The dissenter,Chief Judge Timothy Tymkovich, wrote persuasively that no previous case had claimed that the state has a compelling interest in forcing Smith to speak a government-approved message against her religious beliefs. “The majority takes the remarkable—and novel—stance that the government may force Ms. Smith to produce messages that violate her conscience,” he said. “It seems we have moved from ‘live and let live’ to ‘you can’t say that.'”
It seems to me that there is an easy solution for the web designer: just make a lousy website, and inform them that this is what they’ll get: “OK, but I can’t guarantee the quality of a product I am not inspired by. You take your chances.” If the clients are dissatisfied, fine: they can have their money back. The law might be able to make an artist serve a client (though I doubt it), but it can’t dictate the quality of the art. Enforcing contracts involving artistic performance has always excluded requiring the performer to perform for exactly this reason. That singer can sing off-key if she chooses, and it’s ethical if she warns those forcing her to sing.
Writes Prof Volokh in part: “(I co-filed an amicus brief on behalf of the Cato Institute, supporting the web site designer.) At first glance, this appears to be inconsistent with the Eighth Circuit’s decision in Telescope Media Group v. Lucero, which upheld videographers’ right not to create videos of same-sex weddings. I expect this circuit split will make this a good candidate for Supreme Court review—unlike Masterpiece Cakeshop, this case indubitably involves the creation of speech, and not just of a wedding cake, so it squarely tees up the compelled-creation-of-speech issue.”

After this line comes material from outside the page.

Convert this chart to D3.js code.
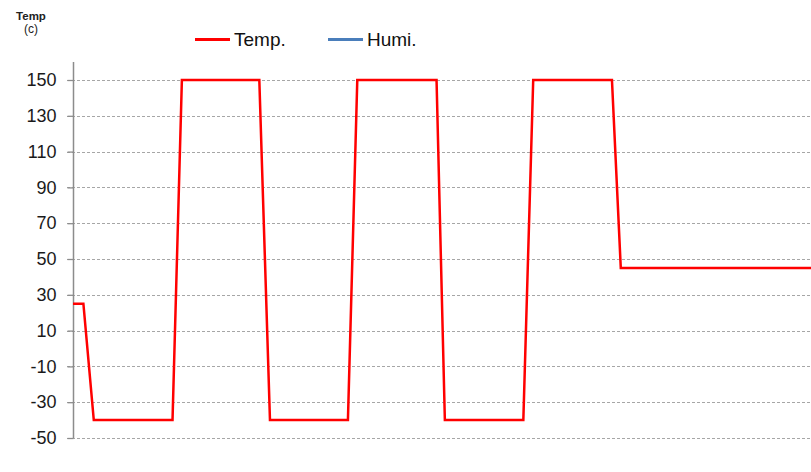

Unlike my position in the Masterpiece Cakeshop controversy—“Oh, bake the damn cake!”— I see only one jerkish side in this one: the couple that deliberately sought out a website design company that made it known in its advertising that it wouldn’t make sites for same-sex weddings. Baking a cake for a wedding is not participating in the wedding. Making a website celebrating a wedding is directly endorsing it, and no one should be compelled to advocate, celebrate or endorse what they have a religious objection to. Contrary to the Tenth Circuit’s ruling, the state’s most compelling interest should be protecting individual rights.